Two shows were presented each evening, Husband at the Door and ‘Love Apple’.
Synopsis for Husband at the Door
Florestan, an operetta composer fleeing a jealous husband, creditors and a bailiff, appears from the chimney in Suzanne’s room. The waltz of a wedding party can be heard. He hides in a cupboard just as the young bride Suzanne and her friend Rosita enter. Suzanne has just had an argument with her new husband, and Rosita is trying to get her to return to the dance.

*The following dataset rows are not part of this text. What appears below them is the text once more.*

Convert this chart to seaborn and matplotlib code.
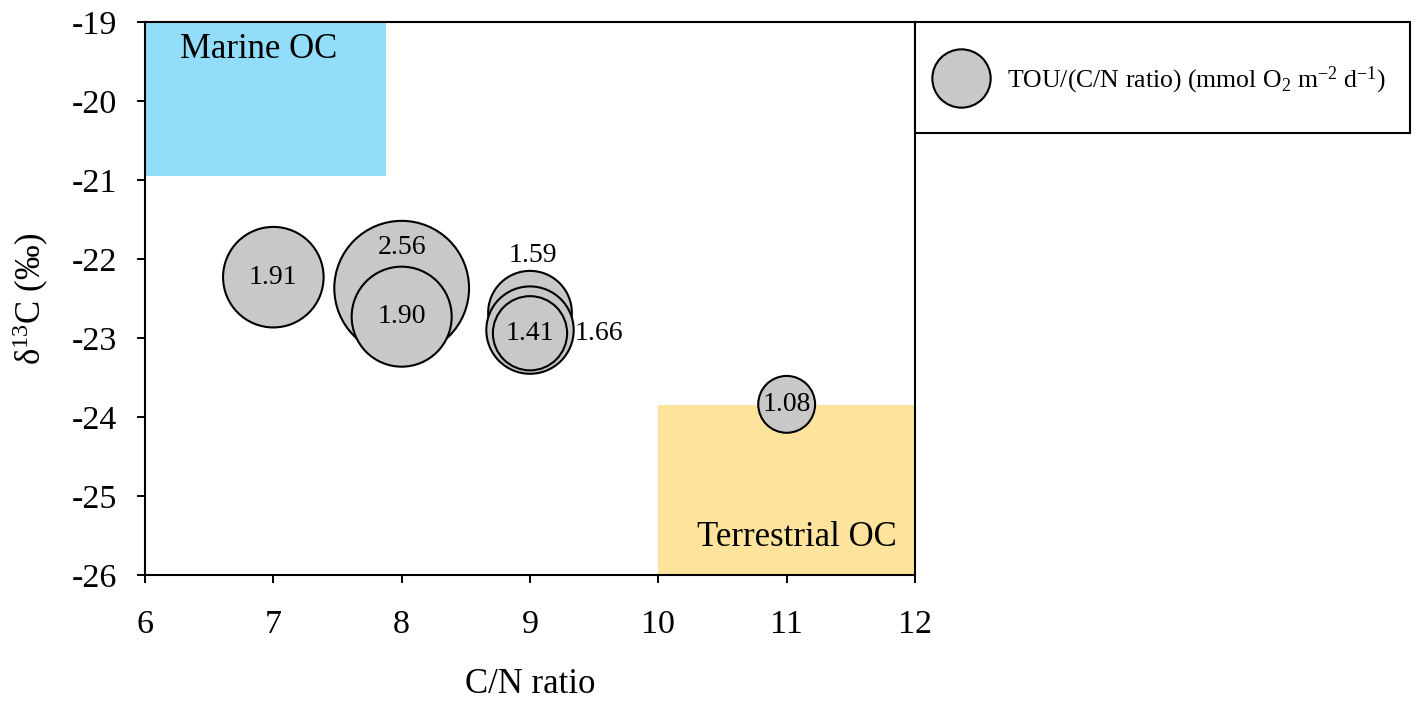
import numpy as np
import pandas as pd
import matplotlib
matplotlib.use("Agg")
import matplotlib.pyplot as plt
import seaborn as sns
from matplotlib.patches import Rectangle
from matplotlib.lines import Line2D

# ---- data ----
cn_ratio = [7, 8, 8, 9, 9, 9, 11]
d13c = [-22.23, -22.37, -22.73, -22.68, -22.90, -22.94, -23.84]
tou_cn = [1.91, 2.56, 1.90, 1.59, 1.66, 1.41, 1.08]
labels = ["1.91", "2.56", "1.90", "1.59", "1.66", "1.41", "1.08"]
x_ticks = [6, 7, 8, 9, 10, 11, 12]
y_ticks = [-26, -25, -24, -23, -22, -21, -20, -19]

df = pd.DataFrame({"cn": cn_ratio, "d13c": d13c, "tou": tou_cn})

sns.set_theme(style="ticks")
plt.rcParams["font.family"] = ["Liberation Serif", "DejaVu Serif"]
plt.rcParams["mathtext.fontset"] = "custom"
plt.rcParams["mathtext.rm"] = "Liberation Serif"
plt.rcParams["mathtext.it"] = "Liberation Serif:italic"
plt.rcParams["mathtext.bf"] = "Liberation Serif:bold"
plt.rcParams["axes.unicode_minus"] = False
plt.rcParams["text.color"] = "black"
plt.rcParams["axes.labelcolor"] = "black"

W, H = 1417, 706
fig = plt.figure(figsize=(W / 100, H / 100), dpi=100)
ax = fig.add_axes([145 / W, 1 - 575 / H, 770 / W, 553 / H])

# background regions
ax.add_patch(Rectangle((6, -20.95), 1.88, 1.95, facecolor="#91DDFA", edgecolor="none", zorder=0))
ax.add_patch(Rectangle((10, -26), 2, 2.15, facecolor="#FDE39B", edgecolor="none", zorder=0))
ax.text(6.27, -19.35, "Marine OC", fontsize=25, ha="left", va="center", zorder=1)
ax.text(11.86, -25.53, "Terrestrial OC", fontsize=25, ha="right", va="center", zorder=1)

k = 37.9
size_map = {v: (k * v) ** 2 for v in tou_cn}
sns.scatterplot(data=df, x="cn", y="d13c", size="tou", sizes=size_map,
                color="#C8C8C8", edgecolor="black", linewidth=1.5,
                alpha=1, legend=False, ax=ax, zorder=3)

offsets = {"2.56": (0, 0.52), "1.59": (0.02, 0.73), "1.66": (0.54, -0.04)}
for x, y, lab in zip(cn_ratio, d13c, labels):
    dx, dy = offsets.get(lab, (0, 0))
    ax.text(x + dx, y + dy, lab, fontsize=20, ha="center", va="center", zorder=5)

ax.set_xlim(6, 12)
ax.set_ylim(-26, -19)
ax.set_xticks(x_ticks)
ax.set_yticks(y_ticks)
ax.tick_params(axis="both", direction="out", length=6, width=1.4, labelsize=24.5,
               color="black", labelcolor="black")
ax.tick_params(axis="x", pad=19)
ax.tick_params(axis="y", pad=14)
for s in ax.spines.values():
    s.set_visible(True)
    s.set_color("black")
    s.set_linewidth(1.5)
ax.set_xlabel("C/N ratio", fontsize=25, labelpad=20)
ax.set_ylabel(r"δ$^{13}$C (‰)", fontsize=25, labelpad=15)

# legend frame + legend
fig.patches.append(Rectangle((915 / W, 1 - 133 / H), 495 / W, 111 / H,
                             transform=fig.transFigure, facecolor="white",
                             edgecolor="black", linewidth=1.5, zorder=0))
handle = Line2D([], [], marker="o", linestyle="none", markersize=42,
                markerfacecolor="#C8C8C8", markeredgecolor="black", markeredgewidth=1.5)
leg = fig.legend([handle], [r"TOU/(C/N ratio) (mmol O$_2$ m$^{-2}$ d$^{-1}$)"],
                 loc="center left", bbox_to_anchor=(935.5 / W, 1 - 80 / H),
                 fontsize=18.5, frameon=False, borderpad=0, borderaxespad=0,
                 handlelength=2.0, handletextpad=0.8)

fig.savefig("out.png", dpi=100)
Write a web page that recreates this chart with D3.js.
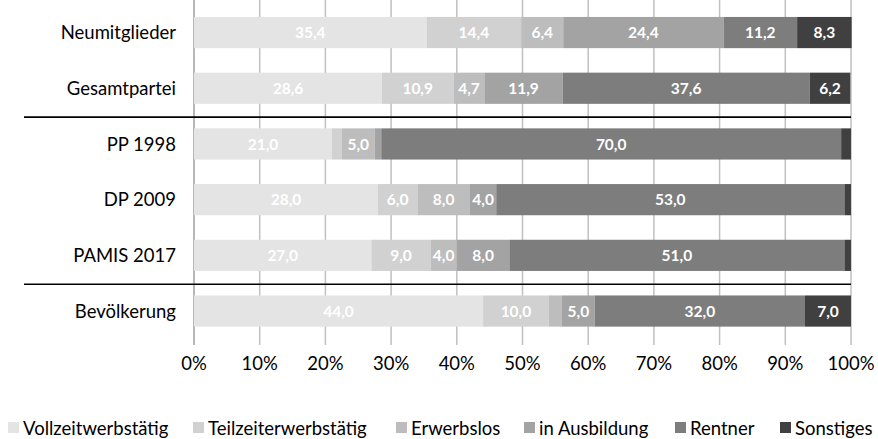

After singing a Tyrolienne, Suzanne finds Florestan and pleads with him to save her honour by leaving by the window into the garden, but as the room is on the third floor this doesn’t work. When Rosita returns – and after Florestan has explained that his latest operetta was refused by the Bouffes Parisiens – they search their brains for a way for him to get out without being noticed. As Florestan tells more of his story he realizes that the young husband Martel is the bailiff looking for him.
When Martel knocks at the locked door, he hears Florestan’s voice and believes that Suzanne is trying to make him jealous. In the confusion they drop the key out of the window. Still outside Martel pretends to shoot himself. He next goes to retrieve another key for the room. While he is away Florestan gets prepared to jump down to the street. Florestan suddenly remembers that an old aunt had promised to pay his debts if he marries, so he asks Rosita to marry him, and after initial astonishment and reluctance, she accepts. As the curtain falls the husband enters the door . . .
Synopsis for 'Love Apple', Elizabeth Tapestry
Pomme d’api (little red apple) is the nickname of Gustave’s mistress. Young Gustave, however, is very worried because his uncle, the pensioner Rabastens, has made his bill of exchange invalid. Rabastens, an old philanderer but a staunch bachelor at the same time, has decided that Gustave should look for someone else rather than continuing his relationship with Pomme d’api. Rabastens himself is enchanted with his new housemaid Catherine, who, as Gustave soon discovers, is no other than his beloved Pomme d’api. Rabastens offers to make Catherine his mistress, but a dinner finally brings about the denouement. Rabastens realises that he has no chance against the young people’s love.